For instance, say a company is working toward purchasing a manufacturer, and the due diligence process reveals that one of the target's largest customers is in financial trouble and is reducing its order volume. The potential hit to the target's income statement should be factored into the purchase price. "Most businesses are sold on trend lines and the expectation of future profits," says Coffey.
Along with the internal finance team, qualified external advisers -- including lawyers and investment bankers -- are a critical resource, say experienced M&A players. "They can give voice to the perspective of both sides," notes Bill Brown, CFO of Authoria Inc., a provider of human resources solutions in Waltham, Mass. Brown currently is completing Authoria's acquisition of Hire.com, a deal that will come to tens of millions of dollars. Outside advisers can also provide insight into the deal valuation ranges that competing acquirers are likely to consider, says Rick Dowd, managing director and head of the strategic advisory group for Wachovia Securities.

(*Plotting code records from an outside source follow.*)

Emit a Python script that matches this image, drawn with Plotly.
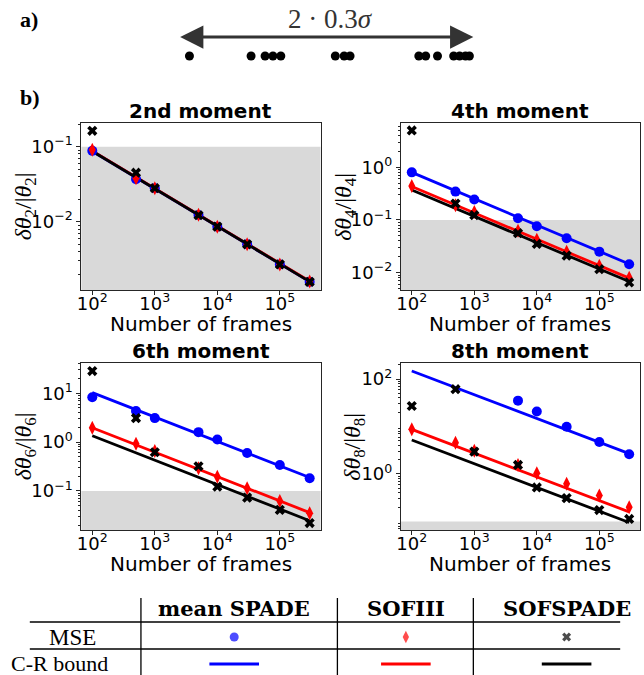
import math
import plotly.graph_objects as go

# ---------------- data ----------------
frames = [100, 500, 1000, 5000, 10000, 30000, 100000, 300000]

# 2nd moment
m2_mse_spade = [0.088, 0.037, 0.028, 0.0123, 0.0086, 0.0050, 0.0027, 0.00158]
m2_mse_sofi = [0.091, 0.038, 0.028, 0.0124, 0.0086, 0.0050, 0.0027, 0.00160]
m2_mse_sofspade = [0.163, 0.045, 0.028, 0.0122, 0.0086, 0.0050, 0.0027, 0.00158]
m2_cr_spade = [0.087, 0.0389, 0.0275, 0.0123, 0.0087, 0.00502, 0.00275, 0.00159]
m2_cr_sofi = [0.088, 0.0393, 0.0278, 0.0124, 0.0088, 0.00508, 0.00278, 0.00161]
m2_cr_sofspade = [0.087, 0.0389, 0.0275, 0.0123, 0.0087, 0.00502, 0.00275, 0.00159]

# 4th moment
m4_mse_spade = [0.80, 0.345, 0.245, 0.108, 0.076, 0.045, 0.025, 0.0144]
m4_mse_sofi = [0.44, 0.19, 0.142, 0.062, 0.042, 0.025, 0.0135, 0.0080]
m4_mse_sofspade = [5.0, 0.205, 0.123, 0.056, 0.035, 0.021, 0.0116, 0.0065]
m4_cr_spade = [0.80, 0.358, 0.253, 0.113, 0.080, 0.0462, 0.0253, 0.0146]
m4_cr_sofi = [0.43, 0.192, 0.136, 0.0608, 0.043, 0.0248, 0.0136, 0.00785]
m4_cr_sofspade = [0.37, 0.165, 0.117, 0.0523, 0.037, 0.0214, 0.0117, 0.00676]

# 6th moment
m6_mse_spade = [8.3, 4.35, 3.1, 1.6, 1.13, 0.60, 0.34, 0.182]
m6_mse_sofi = [1.97, 0.93, 0.66, 0.29, 0.195, 0.114, 0.062, 0.035]
m6_mse_sofspade = [28.5, 3.1, 0.62, 0.32, 0.122, 0.073, 0.041, 0.022]
m6_cr_spade = [10.3, 4.61, 3.26, 1.46, 1.03, 0.595, 0.326, 0.188]
m6_cr_sofi = [1.97, 0.881, 0.623, 0.279, 0.197, 0.114, 0.0623, 0.036]
m6_cr_sofspade = [1.35, 0.604, 0.427, 0.191, 0.135, 0.078, 0.0427, 0.0246]

# 8th moment
m8_mse_spade = [None, None, None, 35, 20.6, 9.9, 4.7, 2.6]
m8_mse_sofi = [8.7, 4.55, 3.1, 1.55, 1.03, 0.62, 0.35, 0.20]
m8_mse_sofspade = [27, 61, 2.95, 1.55, 0.52, 0.31, 0.174, 0.113]
m8_cr_spade = [147, 65.7, 46.5, 20.8, 14.7, 8.49, 4.65, 2.68]
m8_cr_sofi = [8.7, 3.89, 2.75, 1.23, 0.87, 0.502, 0.275, 0.159]
m8_cr_sofspade = [5.2, 2.33, 1.64, 0.735, 0.52, 0.30, 0.164, 0.095]

panel_titles = ["2nd moment", "4th moment", "6th moment", "8th moment"]
moment_orders = [2, 4, 6, 8]
x_tick_exps = [2, 3, 4, 5]
y_tick_exps = [[-2, -1], [-2, -1, 0], [-1, 0, 1], [0, 2]]
y_log_ranges = [[-2.91, -0.684], [-2.33, 0.84], [-1.80, 1.62], [-1.18, 2.337]]
x_log_range = [1.826, 5.651]
shade_level = 0.1

methods = ["mean SPADE", "SOFIII", "SOFSPADE"]
source_positions = [-0.278, -0.1525, -0.124, -0.108, -0.092, 0.019, 0.037, 0.049,
                    0.189, 0.203, 0.227, 0.260, 0.272, 0.284, 0.292]
half_separation = 0.3

panels = [
    (m2_mse_spade, m2_mse_sofi, m2_mse_sofspade, m2_cr_spade, m2_cr_sofi, m2_cr_sofspade),
    (m4_mse_spade, m4_mse_sofi, m4_mse_sofspade, m4_cr_spade, m4_cr_sofi, m4_cr_sofspade),
    (m6_mse_spade, m6_mse_sofi, m6_mse_sofspade, m6_cr_spade, m6_cr_sofi, m6_cr_sofspade),
    (m8_mse_spade, m8_mse_sofi, m8_mse_sofspade, m8_cr_spade, m8_cr_sofi, m8_cr_sofspade),
]

# ---------------- style ----------------
W, H = 644, 675
colors = ["#0000ff", "#ff0000", "#000000"]
symbols = ["circle", "diamond-tall", "x"]
msizes = [10, 10, 9]
frame_col = "#262626"
sans = "DejaVu Sans"
serif = "Liberation Serif"

# plot boxes in pixels: (left, right, top, bottom)
boxes = [(77, 318, 123, 290), (399, 640, 123, 290), (77, 318, 363, 530), (399, 640, 363, 530)]
ylabel_x = [20, 342, 20, 351]


def pow_label(e):
    return "10<sup>%s</sup>" % (str(e).replace("-", "\u2212"))


def minor_vals(lo, hi):
    out = []
    for k in range(math.floor(lo), math.ceil(hi) + 1):
        for d in range(2, 10):
            v = d * 10.0 ** k
            if lo <= math.log10(v) <= hi:
                out.append(v)
    return out


fig = go.Figure()
layout = dict(
    width=W, height=H, margin=dict(l=0, r=0, t=0, b=0),
    paper_bgcolor="white", plot_bgcolor="rgba(0,0,0,0)", showlegend=False,
)

for i, (box, data) in enumerate(zip(boxes, panels)):
    l, r, t, b = box
    sfx = "" if i == 0 else str(i + 1)
    xa, ya = "x" + sfx, "y" + sfx
    layout["xaxis" + sfx] = dict(
        domain=[l / W, r / W], anchor=ya, type="log", range=x_log_range,
        tickmode="array", tickvals=[10 ** e for e in x_tick_exps],
        ticktext=[pow_label(e) for e in x_tick_exps], ticks="outside", ticklen=4,
        ticklabelstandoff=-7,
        tickcolor=frame_col, showline=True, mirror=True, linecolor=frame_col, linewidth=1,
        showgrid=False, zeroline=False, tickfont=dict(family=sans, size=18, color="black"),
    )
    layout["yaxis" + sfx] = dict(
        domain=[1 - b / H, 1 - t / H], anchor=xa, type="log", range=y_log_ranges[i],
        tickmode="array", tickvals=[10.0 ** e for e in y_tick_exps[i]],
        ticktext=[pow_label(e) for e in y_tick_exps[i]], ticks="outside", ticklen=4,
        tickcolor=frame_col, showline=True, mirror=True, linecolor=frame_col, linewidth=1,
        showgrid=False, zeroline=False, tickfont=dict(family=sans, size=18, color="black"),
        minor=dict(tickmode="array", tickvals=minor_vals(*y_log_ranges[i]), ticks="outside",
                   ticklen=2, tickcolor=frame_col, showgrid=False),
    )
    mse = data[:3]
    cr = data[3:]
    for k in range(3):
        fig.add_trace(go.Scatter(x=frames, y=cr[k], mode="lines", xaxis=xa, yaxis=ya,
                                 line=dict(color=colors[k], width=2.8)))
    for k in range(3):
        fig.add_trace(go.Scatter(x=frames, y=mse[k], mode="markers", xaxis=xa, yaxis=ya,
                                 marker=dict(color=colors[k], symbol=symbols[k], size=msizes[k],
                                             line=dict(width=0))))
    # grey band below the 10% relative error level
    fig.add_shape(type="rect", xref=xa + " domain", yref=ya, x0=0, x1=1,
                  y0=10 ** y_log_ranges[i][0], y1=shade_level, fillcolor="#d9d9d9",
                  line=dict(width=0), layer="below")

# overlay pixel axes
layout["xaxis5"] = dict(domain=[0, 1], range=[0, W], visible=False, anchor="y5", fixedrange=True)
layout["yaxis5"] = dict(domain=[0, 1], range=[H, 0], visible=False, anchor="x5", fixedrange=True)
layout["xaxis6"] = dict(domain=[175 / W, 472 / W], range=[-half_separation, half_separation],
                        visible=False, anchor="y5", fixedrange=True)
fig.update_layout(**layout)

annotations = []


def txt(x, y, s, size, family=sans, color="black", angle=0, xanchor="center"):
    annotations.append(dict(x=x, y=y, xref="x5", yref="y5", text=s, showarrow=False,
                            font=dict(family=family, size=size, color=color),
                            textangle=angle, xanchor=xanchor, yanchor="middle"))


for i, box in enumerate(boxes):
    l, r, t, b = box
    cx = (l + r) / 2
    txt(cx, t - 12, "<b>%s</b>" % panel_titles[i], 20)
    txt(cx, b + 34, "Number of frames", 20)
    n = moment_orders[i]
    txt(ylabel_x[i], (t + b) / 2,
        "<i>δθ</i><sub>%d</sub>/|<i>θ</i><sub>%d</sub>|" % (n, n), 24, family=serif, angle=-90)

# panel a)
txt(24, 19, "<b>a)</b>", 22, family=serif)
txt(25, 97, "<b>b)</b>", 22, family=serif)
txt(328, 19, "2 · 0.3<i>σ</i>", 27, family=serif, color="#333333")
annotations.append(dict(x=half_separation, y=37, ax=-half_separation, ay=37,
                        xref="x6", yref="y5", axref="x6", ayref="y5", text="",
                        showarrow=True, arrowhead=2, arrowside="end+start",
                        arrowsize=1.55, arrowwidth=3, arrowcolor="#333333"))
fig.add_trace(go.Scatter(x=source_positions, y=[56] * len(source_positions), mode="markers",
                         xaxis="x6", yaxis="y5", cliponaxis=False,
                         marker=dict(color="black", size=9, line=dict(width=0))))

# legend table
col_centers = [231, 404, 566]
for k, name in enumerate(methods):
    txt(col_centers[k], 608, "<b>%s</b>" % name, 21, family="DejaVu Serif")
txt(68, 637, "MSE", 23, family=serif)
txt(55, 663, "C-R bound", 22, family=serif)
fig.add_trace(go.Scatter(x=col_centers, y=[637] * 3, mode="markers", xaxis="x5", yaxis="y5",
                         cliponaxis=False,
                         marker=dict(color=colors, symbol=symbols, size=[9, 9, 8],
                                     line=dict(width=0))))
for k in range(3):
    fig.add_shape(type="line", xref="x5", yref="y5", x0=col_centers[k] - 25, x1=col_centers[k] + 25,
                  y0=664, y1=664, line=dict(color=colors[k], width=3))
for yy in (622, 649):
    fig.add_shape(type="line", xref="x5", yref="y5", x0=25, x1=620, y0=yy, y1=yy,
                  line=dict(color="black", width=1.3))
for xx in (137, 335, 472):
    fig.add_shape(type="line", xref="x5", yref="y5", x0=xx, x1=xx, y0=598, y1=675,
                  line=dict(color="black", width=1.3))

fig.update_layout(annotations=annotations)
fig.write_html("out.html")
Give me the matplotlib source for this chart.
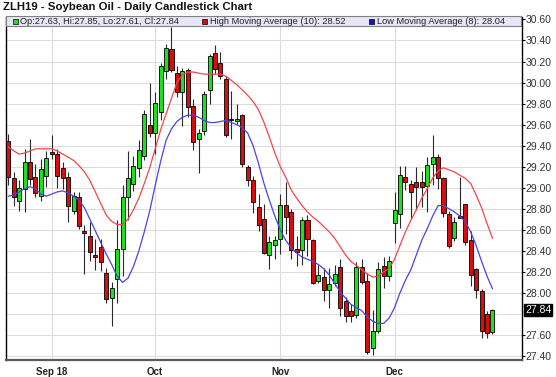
import numpy as np
import matplotlib
matplotlib.use("Agg")
import matplotlib.pyplot as plt
from matplotlib.patches import Rectangle

plt.rcParams['font.family'] = ['Liberation Sans', 'DejaVu Sans']

# daily candles, oldest first
opens = [29.44, 29.09, 28.87, 28.99, 29.24, 29.10, 28.92, 29.11, 29.34, 29.32,
         29.19, 29.10, 28.78, 28.91, 28.59, 28.54, 28.36, 28.44, 28.19, 27.95,
         28.13, 28.42, 28.91, 29.04, 29.19, 29.30, 29.60, 29.52, 29.72, 30.11,
         30.32, 30.09, 29.91, 30.12, 29.78, 29.46, 29.54, 29.93, 30.28, 30.19,
         30.03, 29.65, 29.63, 29.69, 29.20, 29.07, 28.82, 28.70, 28.36, 28.46,
         28.51, 28.84, 28.77, 28.42, 28.41, 28.69, 28.50, 28.11, 28.15, 28.03,
         28.09, 28.25, 27.92, 27.83, 27.79, 28.25, 28.11, 27.48, 27.64, 28.26,
         28.16, 28.66, 28.75, 29.10, 29.04, 29.05, 29.05, 29.02, 29.23, 29.29,
         29.09, 28.75, 28.52, 28.73, 28.85, 28.50, 28.23, 28.02, 27.80, 27.63]
highs = [29.51, 29.15, 29.07, 29.37, 29.46, 29.23, 29.27, 29.35, 29.50, 29.37,
         29.24, 29.15, 28.96, 28.96, 28.65, 28.67, 28.51, 28.51, 28.24, 28.10,
         28.69, 29.03, 29.35, 29.30, 29.45, 29.74, 30.00, 29.91, 30.19, 30.37,
         30.53, 30.16, 30.14, 30.14, 29.84, 29.56, 29.92, 30.27, 30.36, 30.29,
         30.06, 29.92, 29.80, 29.70, 29.22, 29.11, 28.94, 28.85, 28.54, 28.54,
         28.94, 29.05, 28.80, 28.54, 28.72, 28.74, 28.51, 28.27, 28.24, 28.24,
         28.27, 28.32, 27.96, 27.89, 28.29, 28.32, 28.19, 27.84, 28.29, 28.34,
         28.35, 28.96, 29.21, 29.21, 29.07, 29.20, 29.16, 29.29, 29.50, 29.32,
         29.10, 28.78, 28.72, 29.10, 28.85, 28.59, 28.24, 28.04, 27.83, 27.85]
lows = [29.03, 28.83, 28.78, 28.77, 29.03, 28.91, 28.87, 29.01, 29.27, 29.00,
        28.99, 28.67, 28.75, 28.61, 28.18, 28.30, 28.22, 28.21, 27.90, 27.69,
        27.90, 28.16, 28.69, 28.97, 29.10, 29.26, 29.48, 29.32, 29.64, 30.03,
        30.10, 29.86, 29.59, 29.67, 29.36, 29.14, 29.50, 29.80, 30.08, 30.03,
        29.48, 29.46, 29.61, 29.20, 29.02, 28.76, 28.59, 28.37, 28.23, 28.32,
        28.37, 28.56, 28.32, 28.26, 28.27, 28.35, 28.08, 28.09, 27.92, 27.86,
        28.07, 27.78, 27.72, 27.72, 27.76, 28.08, 27.42, 27.41, 27.62, 28.05,
        28.11, 28.47, 28.62, 28.98, 28.70, 28.79, 28.82, 28.77, 29.03, 28.99,
        28.72, 28.43, 28.49, 28.71, 28.46, 28.07, 27.95, 27.57, 27.57, 27.61]
closes = [29.10, 28.91, 29.00, 29.24, 29.08, 28.95, 29.18, 29.28, 29.32, 29.11,
          29.09, 28.83, 28.92, 28.64, 28.57, 28.39, 28.34, 28.29, 27.94, 28.05,
          28.42, 28.91, 29.09, 29.21, 29.36, 29.70, 29.52, 29.81, 30.16, 30.33,
          30.12, 29.91, 30.11, 29.77, 29.43, 29.52, 29.89, 30.25, 30.13, 30.06,
          29.50, 29.64, 29.65, 29.23, 29.07, 28.86, 28.65, 28.38, 28.48, 28.50,
          28.84, 28.72, 28.41, 28.39, 28.69, 28.51, 28.09, 28.17, 28.03, 28.08,
          28.18, 27.86, 27.78, 27.78, 28.25, 28.10, 27.44, 27.64, 28.23, 28.16,
          28.30, 28.79, 29.12, 29.05, 28.96, 29.01, 29.01, 29.22, 29.29, 29.09,
          28.76, 28.45, 28.67, 28.71, 28.48, 28.17, 28.03, 27.64, 27.62, 27.84]

# study lines as drawn on the chart
high_ma10 = [29.39, 29.35, 29.32, 29.33, 29.35, 29.37, 29.37, 29.37, 29.37, 29.35,
             29.32, 29.29, 29.26, 29.21, 29.15, 29.07, 28.96, 28.85, 28.74, 28.68,
             28.65, 28.65, 28.70, 28.79, 28.90, 29.04, 29.19, 29.37, 29.55, 29.70,
             29.85, 30.00, 30.07, 30.10, 30.10, 30.09, 30.08, 30.08, 30.08, 30.08,
             30.06, 30.02, 29.98, 29.93, 29.88, 29.82, 29.74, 29.62, 29.48, 29.33,
             29.20, 29.10, 28.98, 28.90, 28.83, 28.77, 28.72, 28.68, 28.63, 28.58,
             28.52, 28.44, 28.36, 28.30, 28.26, 28.22, 28.18, 28.15, 28.16, 28.20,
             28.23, 28.32, 28.45, 28.58, 28.69, 28.79, 28.90, 28.99, 29.09, 29.16,
             29.19, 29.17, 29.15, 29.12, 29.09, 29.04, 28.93, 28.81, 28.66, 28.52]
low_ma8 = [28.92, 28.93, 28.96, 28.99, 29.01, 28.99, 28.94, 28.92, 28.94, 28.96,
           28.97, 28.95, 28.92, 28.88, 28.81, 28.70, 28.59, 28.48, 28.37, 28.27,
           28.16, 28.10, 28.14, 28.25, 28.40, 28.58, 28.78, 29.02, 29.25, 29.45,
           29.56, 29.63, 29.67, 29.69, 29.69, 29.67, 29.64, 29.62, 29.62, 29.63,
           29.64, 29.62, 29.60, 29.57, 29.52, 29.40, 29.23, 29.04, 28.88, 28.73,
           28.60, 28.50, 28.43, 28.38, 28.34, 28.32, 28.30, 28.27, 28.23, 28.17,
           28.09, 28.01, 27.95, 27.89, 27.86, 27.83, 27.77, 27.73, 27.71, 27.71,
           27.76, 27.86, 28.00, 28.12, 28.22, 28.36, 28.50, 28.61, 28.73, 28.83,
           28.83, 28.80, 28.77, 28.73, 28.68, 28.58, 28.45, 28.30, 28.16, 28.04]

month_pos = [8, 27, 50, 71]
month_labels = ["Sep 18", "Oct", "Nov", "Dec"]
price_ticks = [27.40, 27.60, 27.80, 28.00, 28.20, 28.40, 28.60, 28.80, 29.00,
               29.20, 29.40, 29.60, 29.80, 30.00, 30.20, 30.40, 30.60]

GREEN = "#1EE01E"
RED = "#D80E0E"
W, H = 556, 377


def px(x):
    return x / W


def py(y):
    return 1 - y / H


o = np.array(opens)
h = np.array(highs)
l = np.array(lows)
c = np.array(closes)
x = np.arange(len(o))
last = c[-1]

fig = plt.figure(figsize=(W / 100, H / 100), dpi=100)
ax = fig.add_axes([px(6), py(360), px(522) - px(6), py(16.5) - py(360)])

# grid
for p in price_ticks:
    ax.axhline(p, color="#DCDCDC", lw=0.8, zorder=0)
for m in month_pos:
    ax.axvline(m, color="#DCDCDC", lw=0.8, zorder=0)

# candles
up = c >= o
body_lo = np.minimum(o, c)
body_h = np.maximum(np.abs(c - o), 0.008)
ax.vlines(x, l, h, color="#2a2a2a", lw=0.8, zorder=2)
ax.bar(x, body_h, bottom=body_lo, width=0.74, color=np.where(up, GREEN, RED),
       edgecolor="black", linewidth=0.6, zorder=3)

# moving averages
ax.plot(x, high_ma10, color="#F04848", lw=0.9, zorder=4)
ax.plot(x, low_ma8, color="#4646E6", lw=0.9, zorder=4)

ax.set_xlim(-0.42, 94.43)
ax.set_ylim(27.362, 30.628)

ax.set_xticks(month_pos)
ax.set_xticklabels(month_labels, fontsize=7, fontweight="bold", color="#222222")
ax.tick_params(axis="x", length=0, pad=5)

ax.yaxis.tick_right()
shown = [p for p in price_ticks if abs(p - last) > 0.1]
ax.set_yticks(shown)
ax.set_yticklabels([f"{p:.2f}" for p in shown], fontsize=7.5, color="#333333")
ax.tick_params(axis="y", length=2, width=0.8, pad=0.8, color="black")

ax.spines["top"].set_visible(False)
ax.spines["left"].set_color("black")
ax.spines["right"].set_color("black")
ax.spines["left"].set_linewidth(1)
ax.spines["right"].set_linewidth(1)
ax.spines["bottom"].set_color("#5a5a5a")
ax.spines["bottom"].set_linewidth(1.6)

# last price marker on the price axis
ax.annotate(f"{last:.2f}", xy=(1, last), xycoords=("axes fraction", "data"),
            xytext=(2.2, 0), textcoords="offset points", va="center", ha="left",
            fontsize=7.5, color="white",
            bbox=dict(boxstyle="square,pad=0.1", fc="black", ec="black"))

# title
fig.text(px(3), py(6.5), "ZLH19 - Soybean Oil - Daily Candlestick Chart",
         fontsize=8.2, fontweight="bold", va="center", ha="left", color="#111111")

# legend strip
fig.patches.append(Rectangle((px(6), py(26)), px(521) - px(6), py(16.5) - py(26),
                             transform=fig.transFigure, fc="#E6E6F8", ec="#808080",
                             lw=0.8, zorder=5))
legend_items = [
    (12.5, GREEN, f"Op:{o[-1]:.2f}, Hi:{h[-1]:.2f}, Lo:{l[-1]:.2f}, Cl:{c[-1]:.2f}"),
    (202, RED, f"High Moving Average (10): {high_ma10[-1]:.2f}"),
    (369, "#1010D0", f"Low Moving Average (8): {low_ma8[-1]:.2f}"),
]
for lx, col, txt in legend_items:
    fig.patches.append(Rectangle((px(lx), py(23.7)), px(5), 5 / H,
                                 transform=fig.transFigure, fc=col, ec="black",
                                 lw=0.5, zorder=6))
    fig.text(px(lx + 8), py(21.3), txt, fontsize=6.7, va="center", ha="left",
             color="#222222", zorder=7)

fig.savefig("out.png", dpi=100)
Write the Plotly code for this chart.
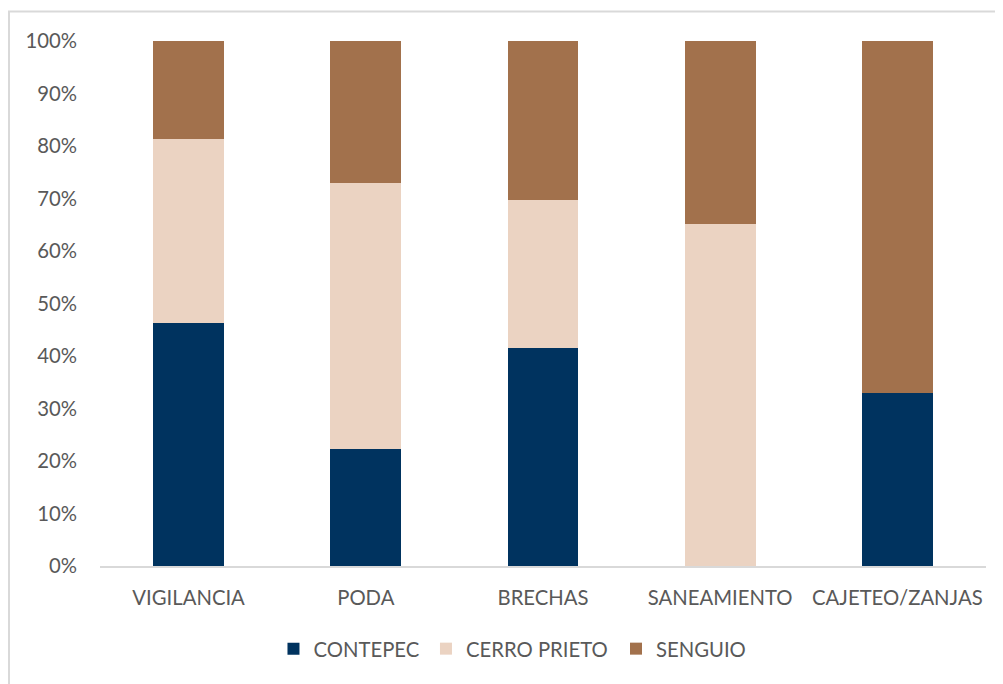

That said, some organizations prefer to go it alone, particularly on smaller deals. Applied Digital Solutions Inc., a Delray Beach, Fla.-based provider of security and identification products and services, recently acquired three companies -- eXI Wireless Inc., Instantel Inc. and DSD Holdings A/S -- without engaging investment bankers. "Our internal team has a lot of experience in legal, accounting and financing deals," says Jay McKeage, vice president of business development. "It's probably 65 years between four people."
McKeage recommends that companies should engage investment bankers for purchases that exceed about half their market capitalization or annual revenue. These providers have an established infrastructure for managing the purchase process and channeling information flow to all parties in a way that ensures that none of the participants gets an inside track.
Equally important, "as you reach a certain point, you want to give business to investment bankers," McKeage asserts. "Wall Street is a quid-pro-quo ecosystem." If you include these providers in your M&A project, they may approach you with attractive deals in the future.